Change the lump sum that can be drawn out Tax free from 25% to 12.5% from 55.
Annual gains on capital or investment income within the pension wrapper will be taxed at 25% and paid annually.
New 25% "Pension Guarantee Levy" on the growth in value of index-linked pensions each year.
Pensions are a way of deferring Tax until retirement, which should be as low as 55 and the money going into a Pension is from taxable income which is effectively not subject to Income Tax at any rate.
The proposed relief limit should be set at £5,000,000. If the limit is set any lower, it will create an unintended consequence where working extra hours does not financially benefit those with deductions and other taxable income. This issue has been seen with NHS consultants, who reduced their extra hours, which in turn decreased the capacity of the NHS.

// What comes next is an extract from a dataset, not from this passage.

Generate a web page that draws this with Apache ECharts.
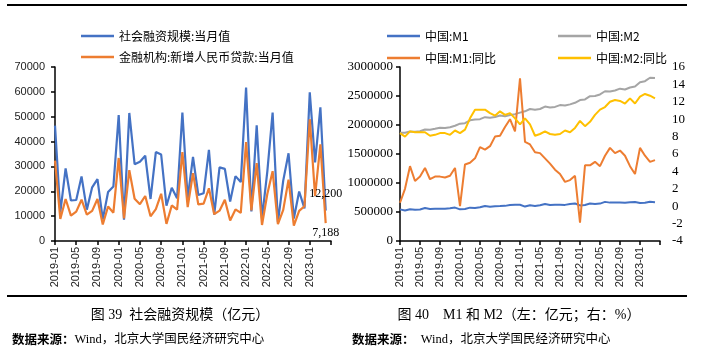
<!DOCTYPE html>
<html>
<head>
<meta charset="utf-8">
<script src="https://cdn.jsdelivr.net/npm/echarts@6/dist/echarts.min.js"></script>
<style>
  html, body { margin: 0; padding: 0; background: #fff; }
  #chart { width: 703px; height: 353px; }
</style>
</head>
<body>
<div id="chart"></div>
<script>
// 月份 2019-01 ~ 2023-05（最后一个月没有数据，只留刻度）
const months = [];
for (let y = 2019; y <= 2023; y++) {
    for (let m = 1; m <= 12; m++) {
        if (y === 2023 && m > 5) break;
        months.push(y + '-' + (m < 10 ? '0' + m : m));
    }
}

// 图39 社会融资规模（亿元）
const tsfMonthly = [
    46400, 11500, 29200, 16300, 16500, 26000, 12600, 21600, 24900, 8700, 19700, 21900,
    50700, 8600, 51500, 30900, 31900, 34300, 16900, 35800, 34800, 14200, 21400, 17200,
    51700, 17100, 33800, 18500, 19200, 36700, 10600, 29600, 29000, 15900, 26100, 23700,
    61700, 11900, 46500, 9102, 27900, 51700, 7561, 24300, 35300, 9079, 19900, 13100,
    59800, 31600, 53800, 12200
];
const newLoans = [
    32300, 8858, 16900, 10200, 11800, 16600, 10600, 12100, 16900, 6613, 13900, 11400,
    33400, 9057, 28500, 17000, 14800, 18100, 9927, 12800, 19000, 6898, 14300, 12600,
    35800, 13600, 27300, 14700, 15000, 21200, 10800, 12200, 16600, 8262, 12700, 11300,
    39800, 12300, 31300, 6454, 18900, 28100, 6790, 12500, 24700, 6152, 12100, 14000,
    49000, 18100, 38900, 7188
];

// 图40 M1 和 M2（左：亿元；右：%）
const m1 = [
    545600, 527200, 547600, 540600, 544000, 567700, 553000, 555200, 557100, 555200, 563400, 576000,
    545500, 552700, 575100, 570200, 581100, 604300, 591200, 599600, 602300, 605800, 619600, 625600,
    625600, 593500, 616100, 605400, 616800, 637500, 620400, 624500, 624600, 622700, 637500, 647400,
    613800, 621600, 645100, 636300, 645100, 674400, 661800, 664600, 664500, 658900, 667000, 671700,
    655200, 657900, 678100, 669800
];
const m2 = [
    1865900, 1867400, 1889400, 1884700, 1891500, 1921400, 1919400, 1934500, 1952300, 1946600, 1962100, 1986500,
    2023100, 2030800, 2080900, 2093500, 2100200, 2134900, 2125500, 2136800, 2164100, 2149700, 2172100, 2186800,
    2213000, 2236000, 2276000, 2262100, 2275500, 2317800, 2302200, 2312300, 2342800, 2336200, 2356000, 2382900,
    2431000, 2441500, 2497700, 2499700, 2527000, 2581500, 2578100, 2595100, 2626600, 2612900, 2647100, 2664300,
    2738100, 2755300, 2814600, 2808500
];
const m1Yoy = [
    0.4, 2.0, 4.6, 2.9, 3.4, 4.4, 3.1, 3.4, 3.4, 3.3, 3.5, 4.4,
    0.0, 4.8, 5.0, 5.5, 6.8, 6.5, 6.9, 8.0, 8.1, 9.1, 10.0, 8.6,
    14.7, 7.4, 7.1, 6.2, 6.1, 5.5, 4.9, 4.2, 3.7, 2.8, 3.0, 3.5,
    -1.9, 4.7, 4.7, 5.1, 4.6, 5.8, 6.7, 6.1, 6.4, 5.8, 4.6, 3.7,
    6.7, 5.8, 5.1, 5.3
];
const m2Yoy = [
    8.4, 8.0, 8.6, 8.5, 8.5, 8.5, 8.1, 8.2, 8.4, 8.4, 8.2, 8.7,
    8.4, 8.8, 10.1, 11.1, 11.1, 11.1, 10.7, 10.4, 10.9, 10.5, 10.7, 10.1,
    9.4, 10.1, 9.4, 8.1, 8.3, 8.6, 8.3, 8.2, 8.3, 8.7, 8.5, 9.0,
    9.8, 9.2, 9.7, 10.5, 11.1, 11.4, 12.0, 12.2, 12.1, 11.8, 12.4, 11.8,
    12.6, 12.9, 12.7, 12.4
];

const BLUE = '#4472C4';
const ORANGE = '#ED7D31';
const GRAY = '#A5A5A5';
const YELLOW = '#FFC000';
const CJK = '"Noto Sans CJK SC", sans-serif';
const SERIF = '"Liberation Serif", "Noto Sans CJK SC", serif';

// 最后一个点的数值标注
function lastPoint(arr, position, distance) {
    const i = arr.length - 1;
    return {
        silent: true,
        symbol: 'circle',
        symbolSize: 1,
        itemStyle: { color: 'rgba(0,0,0,0)' },
        label: {
            show: true,
            position: position,
            distance: distance,
            fontFamily: SERIF,
            fontSize: 12,
            color: '#000',
            formatter: () => arr[i].toLocaleString('en-US')
        },
        data: [{ coord: [months[i], arr[i]] }]
    };
}

function xAxisOf(gridIndex) {
    return {
        type: 'category',
        gridIndex: gridIndex,
        data: months,
        boundaryGap: false,
        axisLine: { lineStyle: { color: '#000', width: 1.5 } },
        axisTick: {
            interval: (i) => i % 4 === 0,
            length: 4,
            lineStyle: { color: '#000', width: 1.5 }
        },
        axisLabel: {
            interval: (i) => i % 4 === 0 && i < 52,
            rotate: 90,
            margin: 6,
            fontFamily: 'Liberation Sans',
            fontSize: 11,
            color: '#222'
        },
        splitLine: { show: false }
    };
}

const plain = (v) => String(v);
const legendBase = {
    orient: 'vertical',
    icon: 'rect',
    itemWidth: 33,
    itemHeight: 2.5,
    textStyle: { fontFamily: CJK, fontSize: 12, color: '#000', lineHeight: 14 }
};

const chart = echarts.init(document.getElementById('chart'));
chart.setOption({
    animation: false,
    backgroundColor: '#fff',
    grid: [
        { left: 55, top: 67, width: 276, height: 174 },
        { left: 400, top: 67, width: 260, height: 174 }
    ],
    legend: [
        Object.assign({}, legendBase, {
            left: 76, top: 24, itemGap: 7,
            data: ['社会融资规模:当月值', '金融机构:新增人民币贷款:当月值']
        }),
        Object.assign({}, legendBase, {
            left: 382, top: 24, itemGap: 8,
            data: ['中国:M1', '中国:M1:同比']
        }),
        Object.assign({}, legendBase, {
            left: 553, top: 24, itemGap: 8,
            data: ['中国:M2', '中国:M2:同比']
        })
    ],
    title: [
        {
            text: '图 39  社会融资规模（亿元）',
            left: 175, top: 303, textAlign: 'center',
            textStyle: { fontFamily: SERIF, fontSize: 14, fontWeight: 'normal', color: '#000' }
        },
        {
            text: '图 40    M1 和 M2（左：亿元；右：%）',
            left: 514, top: 303, textAlign: 'center',
            textStyle: { fontFamily: SERIF, fontSize: 14, fontWeight: 'normal', color: '#000' }
        },
        {
            text: '{b|数据来源：}Wind，北京大学国民经济研究中心',
            left: 7, top: 328,
            textStyle: {
                fontFamily: SERIF, fontSize: 12.5, fontWeight: 'normal', color: '#000',
                rich: { b: { fontFamily: CJK, fontSize: 12.5, fontWeight: 'bold', color: '#000' } }
            }
        },
        {
            text: '{b|数据来源：}  Wind，北京大学国民经济研究中心',
            left: 347, top: 328,
            textStyle: {
                fontFamily: SERIF, fontSize: 12.5, fontWeight: 'normal', color: '#000',
                rich: { b: { fontFamily: CJK, fontSize: 12.5, fontWeight: 'bold', color: '#000' } }
            }
        }
    ],
    graphic: [
        { type: 'line', shape: { x1: 7, y1: 5, x2: 687, y2: 5 }, style: { stroke: '#000', lineWidth: 2 } },
        { type: 'line', shape: { x1: 7, y1: 296, x2: 687, y2: 296 }, style: { stroke: '#000', lineWidth: 2 } }
    ],
    xAxis: [xAxisOf(0), xAxisOf(1)],
    yAxis: [
        {
            type: 'value', gridIndex: 0,
            min: 0, max: 70000, interval: 10000,
            axisLine: { show: true, lineStyle: { color: '#000', width: 1.5 } },
            axisTick: { show: true, length: 4, lineStyle: { color: '#000', width: 1.5 } },
            axisLabel: { margin: 10, formatter: plain, fontFamily: 'Liberation Sans', fontSize: 11, color: '#222' },
            splitLine: { show: false }
        },
        {
            type: 'value', gridIndex: 1,
            min: 0, max: 3000000, interval: 500000,
            axisLine: { show: true, lineStyle: { color: '#000', width: 1.5 } },
            axisTick: { show: true, length: 4, lineStyle: { color: '#000', width: 1.5 } },
            axisLabel: { margin: 7, formatter: plain, fontFamily: 'Liberation Serif', fontSize: 13, color: '#000' },
            splitLine: { show: false }
        },
        {
            type: 'value', gridIndex: 1, position: 'right',
            min: -4, max: 16, interval: 2,
            axisLine: { show: false },
            axisTick: { show: false },
            axisLabel: { margin: 12, formatter: plain, fontFamily: 'Liberation Serif', fontSize: 13, color: '#000' },
            splitLine: { show: false }
        }
    ],
    series: [
        {
            name: '社会融资规模:当月值', type: 'line', xAxisIndex: 0, yAxisIndex: 0,
            symbol: 'none', color: BLUE, lineStyle: { width: 2.2 },
            data: tsfMonthly,
            markPoint: lastPoint(tsfMonthly, 'top', 10)
        },
        {
            name: '金融机构:新增人民币贷款:当月值', type: 'line', xAxisIndex: 0, yAxisIndex: 0,
            symbol: 'none', color: ORANGE, lineStyle: { width: 2.2 },
            data: newLoans,
            markPoint: lastPoint(newLoans, 'bottom', 3)
        },
        {
            name: '中国:M1', type: 'line', xAxisIndex: 1, yAxisIndex: 1,
            symbol: 'none', color: BLUE, lineStyle: { width: 2 },
            data: m1
        },
        {
            name: '中国:M2', type: 'line', xAxisIndex: 1, yAxisIndex: 1,
            symbol: 'none', color: GRAY, lineStyle: { width: 2 },
            data: m2
        },
        {
            name: '中国:M1:同比', type: 'line', xAxisIndex: 1, yAxisIndex: 2,
            symbol: 'none', color: ORANGE, lineStyle: { width: 2 },
            data: m1Yoy
        },
        {
            name: '中国:M2:同比', type: 'line', xAxisIndex: 1, yAxisIndex: 2,
            symbol: 'none', color: YELLOW, lineStyle: { width: 2 },
            data: m2Yoy
        }
    ]
});
</script>
</body>
</html>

Change the lump sum that can be drawn out Tax free from 25% to 12.5% from 55, increasing the Income Tax take. This would erode trust in the system, but it is a necessary step to ensure fairness and sustainability.
The big change is that pension funds will no longer grow in a tax-free environment. Instead, any annual gains on capital or investment income within the pension wrapper will be taxed at 25% and paid annually. If the value of the fund drops, this tax will not be applied again until the fund's value exceeds its previous high point.
It's not right that millions of private sector workers see their pensions rise and fall with the market, while public sector defined benefit schemes are guaranteed to rise with inflation, entirely risk-free. This guarantee has an immense value, and it's time it made a fairer contribution.
Our proposal is a new 25% "Pension Guarantee Levy" on the growth in value of these index-linked pensions each year. This is a tax on the increasing value of their risk-free guarantee, not the pension payments themselves.